Learning mathematics is a hierarchical process. Different concepts of each level provide the building block for the next higher level. Now, let us discuss what topics are addressed at the higher secondary level. With knowledge of fundamental concepts of algebra, we move on to introduce the basic notions of abstract algebra, such as sets, relations and functions. Higher-level trigonometry and elements of inverse trigonometry are taught with their applications. Some basic introductory concepts of linear algebra, like matrices and determinants. Then, one of the most crucial concepts of advanced mathematics, which has a wide range of applicability in both applied and pure mathematics, is **calculus**, which includes both differential and integral calculus.

In geometry, the equation of line and plane of different forms are introduced. The concept of directions ratios and direction cosines with basic knowledge of vectors are provided. These topics are the major topics from which questions of good weightage are asked every year in the board examinations. Students are advised to practise questions based on these concepts thoroughly to score well in examinations.

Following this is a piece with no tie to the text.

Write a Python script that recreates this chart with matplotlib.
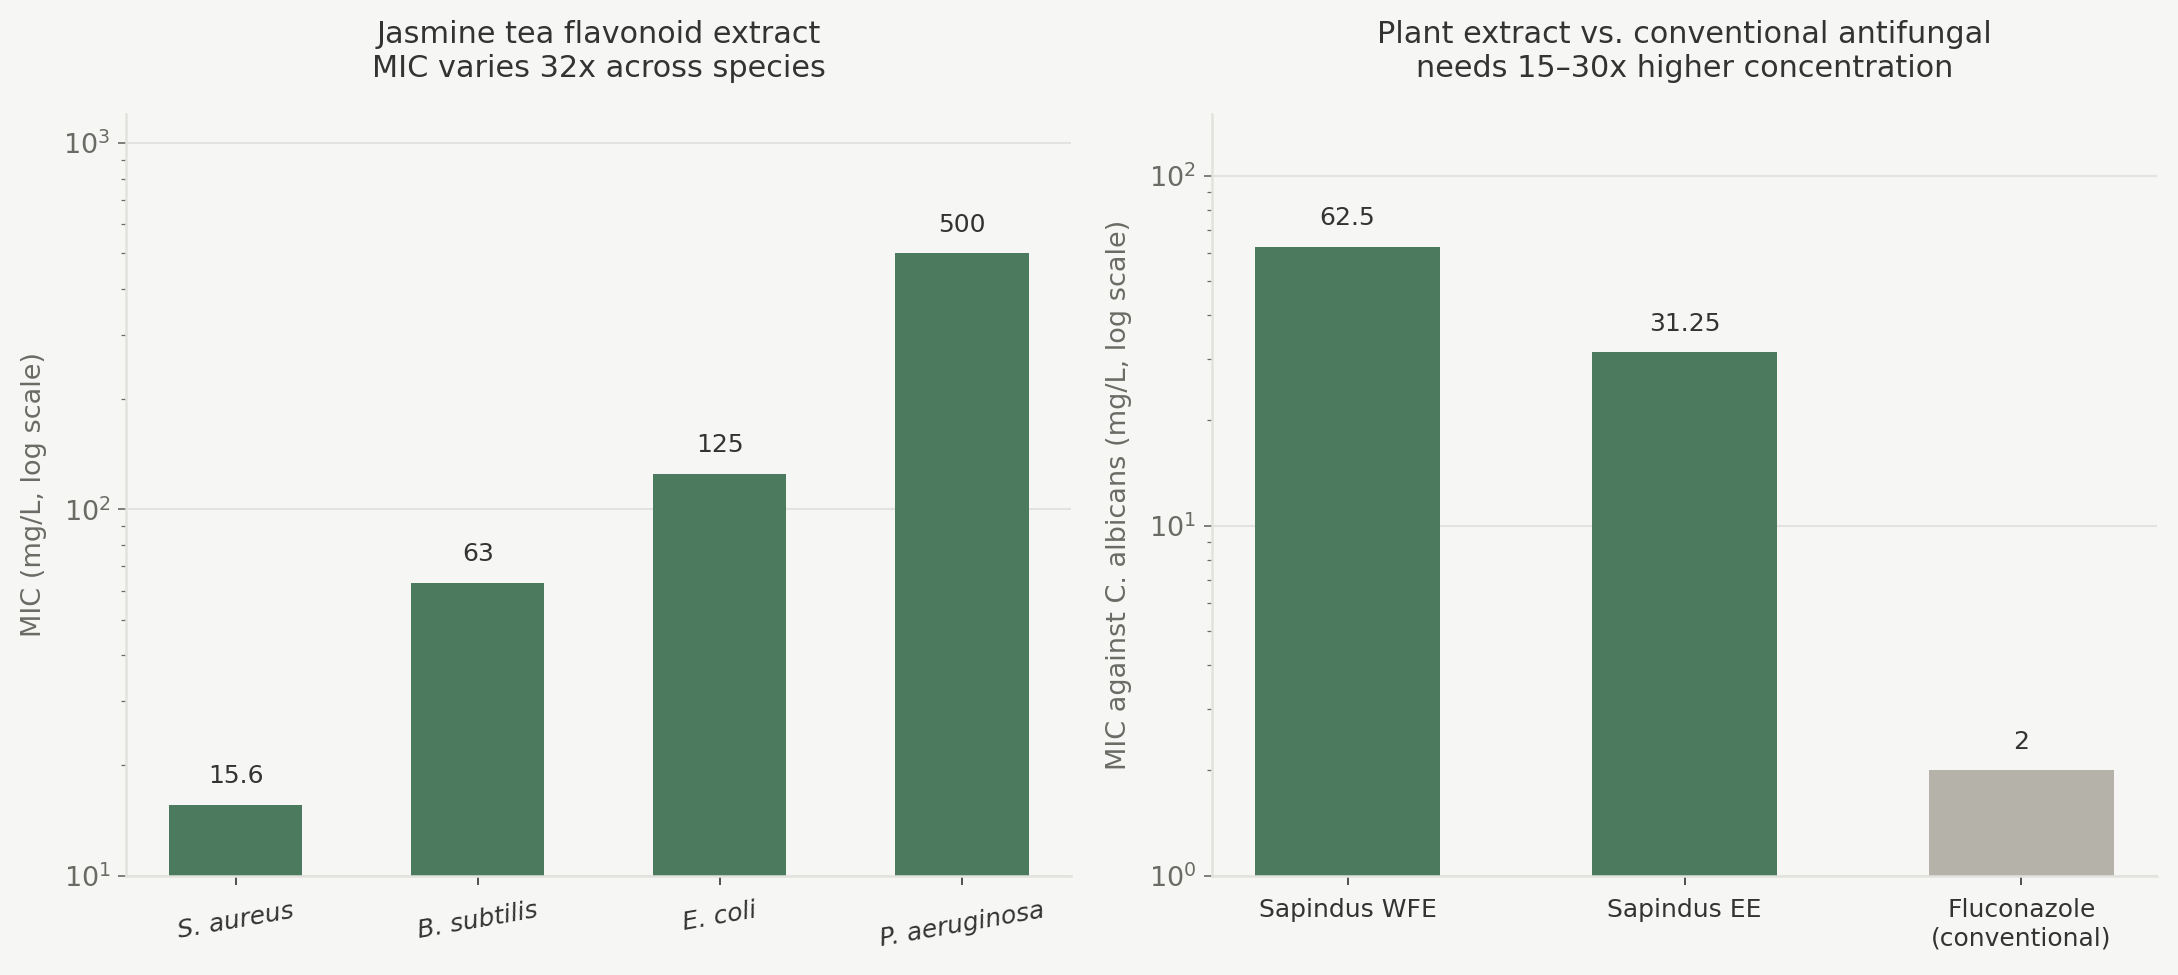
import numpy as np
import matplotlib
matplotlib.use("Agg")
import matplotlib.pyplot as plt

# data
species = ["S. aureus", "B. subtilis", "E. coli", "P. aeruginosa"]
species_mic = [15.6, 63, 125, 500]
species_lbl = ["15.6", "63", "125", "500"]

agents = ["Sapindus WFE", "Sapindus EE", "Fluconazole\n(conventional)"]
agents_mic = [62.5, 31.25, 2]
agents_lbl = ["62.5", "31.25", "2"]

green = "#4b7a5e"
grey = "#b5b2aa"
bg = "#f6f6f4"
gridc = "#e2e2de"
txtc = "#333333"
tickc = "#6b6b66"

plt.rcParams['font.family'] = ['DejaVu Sans']

fig, ax = plt.subplots(1, 2, figsize=(14.52, 6.5), dpi=150)
fig.patch.set_facecolor(bg)
fig.subplots_adjust(left=0.058, right=0.9904, top=0.883, bottom=0.102, wspace=0.1486)

def style(a):
    a.set_facecolor(bg)
    a.set_yscale('log')
    for s in ['top', 'right']:
        a.spines[s].set_visible(False)
    for s in ['left', 'bottom']:
        a.spines[s].set_color(gridc)
        a.spines[s].set_linewidth(1.2)
    a.grid(axis='y', which='major', color=gridc, lw=1.0)
    a.set_axisbelow(True)
    a.tick_params(axis='y', which='major', colors=tickc, labelsize=13, length=4)
    a.tick_params(axis='y', which='minor', colors=tickc, length=2.5)
    a.tick_params(axis='x', colors=txtc, labelsize=12, length=4.5, pad=6.5)

# left panel
x = np.arange(len(species))
ax[0].bar(x, species_mic, width=0.55, color=green)
style(ax[0])
ax[0].set_ylim(10, max(species_mic) * 2.4)
for xi, v, t in zip(x, species_mic, species_lbl):
    ax[0].annotate(t, (xi, v), xytext=(0, 8), textcoords='offset points',
                   ha='center', va='bottom', fontsize=12, color=txtc)
ax[0].set_xticks(x)
ax[0].set_xticklabels(species, rotation=10, style='italic')
ax[0].set_ylabel("MIC (mg/L, log scale)", fontsize=13, color=tickc, labelpad=8)
ax[0].set_title("Jasmine tea flavonoid extract\nMIC varies 32x across species",
                fontsize=14.5, color=txtc, pad=18)

# right panel
x2 = np.arange(len(agents))
ax[1].bar(x2, agents_mic, width=0.55, color=[green, green, grey])
style(ax[1])
ax[1].set_ylim(1, max(agents_mic) * 2.4)
for xi, v, t in zip(x2, agents_mic, agents_lbl):
    ax[1].annotate(t, (xi, v), xytext=(0, 8), textcoords='offset points',
                   ha='center', va='bottom', fontsize=12, color=txtc)
ax[1].set_xticks(x2)
ax[1].set_xticklabels(agents)
ax[1].set_ylabel("MIC against C. albicans (mg/L, log scale)", fontsize=13, color=tickc, labelpad=8)
ax[1].set_title("Plant extract vs. conventional antifungal\nneeds 15\u201330x higher concentration",
                fontsize=14.5, color=txtc, pad=18)

plt.savefig("out.png", dpi=150, facecolor=bg)
plt.close()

There is a very important theorem which establishes the connection between the integral of a function to that of the derivative of a function: that is the fundamental theorem of calculus which has two parts. The **second fundamental theorem of calculus** provides the definition of a definite integral of a function. This definition of definite integral has great importance in finding the area under the curve and the area in between the curves. In higher secondary mathematics, a vast revelation of differentiation and integration is provided, which is also required for many concepts of physics at this level.

A glance at advanced statistics and probability is also introduced at this level, and how both the branches are related to each other. In probability, a very important concept of reverse probability is introduced through Bayes’ theorem and conditional probability. Then, basic ideas of different types of distributions are also raised. From all these topics, necessarily 2-3 questions are asked every year on board examinations. At last, a brief vision of linear programming problems are put forward, which deals with actual real-life problems related to production and management. For an advanced level, this idea of linear programming will definitely create a basis for operations research which nowadays is in huge demand from a vocational point of view.

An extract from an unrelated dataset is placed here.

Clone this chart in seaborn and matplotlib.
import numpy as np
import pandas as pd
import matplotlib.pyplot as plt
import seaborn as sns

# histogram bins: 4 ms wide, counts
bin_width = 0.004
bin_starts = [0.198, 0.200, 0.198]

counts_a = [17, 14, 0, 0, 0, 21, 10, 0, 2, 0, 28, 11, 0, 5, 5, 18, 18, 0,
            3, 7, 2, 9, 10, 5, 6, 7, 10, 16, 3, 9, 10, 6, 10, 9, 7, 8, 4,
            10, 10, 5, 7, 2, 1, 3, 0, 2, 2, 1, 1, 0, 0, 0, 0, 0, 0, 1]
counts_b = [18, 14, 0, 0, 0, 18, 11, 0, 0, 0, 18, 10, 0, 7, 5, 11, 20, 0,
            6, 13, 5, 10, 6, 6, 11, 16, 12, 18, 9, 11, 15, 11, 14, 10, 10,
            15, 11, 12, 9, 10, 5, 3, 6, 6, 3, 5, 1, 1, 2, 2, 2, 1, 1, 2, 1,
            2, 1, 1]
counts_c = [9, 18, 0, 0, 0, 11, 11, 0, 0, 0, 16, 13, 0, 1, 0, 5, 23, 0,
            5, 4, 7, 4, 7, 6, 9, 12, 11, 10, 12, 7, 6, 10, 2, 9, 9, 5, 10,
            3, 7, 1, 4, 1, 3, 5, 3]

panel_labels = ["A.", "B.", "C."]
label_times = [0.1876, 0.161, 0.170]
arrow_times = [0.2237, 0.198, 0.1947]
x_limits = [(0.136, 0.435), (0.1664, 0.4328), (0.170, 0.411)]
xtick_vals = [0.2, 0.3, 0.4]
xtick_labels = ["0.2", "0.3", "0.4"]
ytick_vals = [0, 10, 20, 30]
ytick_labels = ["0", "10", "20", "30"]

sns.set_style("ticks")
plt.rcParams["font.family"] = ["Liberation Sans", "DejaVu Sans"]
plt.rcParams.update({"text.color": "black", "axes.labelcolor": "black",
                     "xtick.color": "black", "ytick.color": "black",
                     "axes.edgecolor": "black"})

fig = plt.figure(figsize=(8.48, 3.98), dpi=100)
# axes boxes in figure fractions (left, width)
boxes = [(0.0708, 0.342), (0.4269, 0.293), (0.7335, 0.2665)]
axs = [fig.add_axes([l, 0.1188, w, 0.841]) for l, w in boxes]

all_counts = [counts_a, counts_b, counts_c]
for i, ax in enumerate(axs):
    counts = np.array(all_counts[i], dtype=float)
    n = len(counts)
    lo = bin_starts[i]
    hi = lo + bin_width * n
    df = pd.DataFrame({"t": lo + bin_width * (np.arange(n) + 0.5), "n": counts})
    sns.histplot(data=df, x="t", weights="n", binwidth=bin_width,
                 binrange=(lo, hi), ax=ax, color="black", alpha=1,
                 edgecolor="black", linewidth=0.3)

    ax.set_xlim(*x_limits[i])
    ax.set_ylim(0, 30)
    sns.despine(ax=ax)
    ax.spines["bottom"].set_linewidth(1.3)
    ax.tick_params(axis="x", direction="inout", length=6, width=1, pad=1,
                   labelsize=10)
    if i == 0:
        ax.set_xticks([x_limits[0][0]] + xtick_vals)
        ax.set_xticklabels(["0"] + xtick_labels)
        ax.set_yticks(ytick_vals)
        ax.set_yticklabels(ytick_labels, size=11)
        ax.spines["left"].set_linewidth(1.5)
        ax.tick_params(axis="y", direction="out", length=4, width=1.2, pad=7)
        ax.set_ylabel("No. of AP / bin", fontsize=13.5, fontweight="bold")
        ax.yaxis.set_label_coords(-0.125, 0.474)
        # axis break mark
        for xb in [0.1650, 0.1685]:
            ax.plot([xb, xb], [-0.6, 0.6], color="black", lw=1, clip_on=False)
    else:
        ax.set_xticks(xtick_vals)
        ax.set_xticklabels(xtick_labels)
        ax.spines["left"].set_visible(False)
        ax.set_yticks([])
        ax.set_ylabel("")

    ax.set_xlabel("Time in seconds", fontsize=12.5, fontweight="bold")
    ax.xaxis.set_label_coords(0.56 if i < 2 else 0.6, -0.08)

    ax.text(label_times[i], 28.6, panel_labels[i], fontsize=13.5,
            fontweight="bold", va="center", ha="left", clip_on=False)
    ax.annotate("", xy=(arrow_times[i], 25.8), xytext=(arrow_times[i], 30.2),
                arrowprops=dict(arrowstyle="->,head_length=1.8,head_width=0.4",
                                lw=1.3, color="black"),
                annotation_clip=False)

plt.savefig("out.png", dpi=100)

To sum up, the subject mathematics itself is indispensable in our daily life; we all are well aware of it. And almost in every stream of study, we will always find mathematics a part of it. So if you are opting out mathematics as a subject in your higher secondary, the mentioned concepts are of utmost importance and will surely be helpful to you for your further studies, whether it be for a master’s course, any vocational course or may it be any competitive examinations. More or less, questions from these areas are asked to test your knowledge and aptitude. Hence, it is very necessary to have thorough and firm knowledge of these. By knowledge, it does not mean being able to solve questions; rather it means understanding the actual meaning and implementation.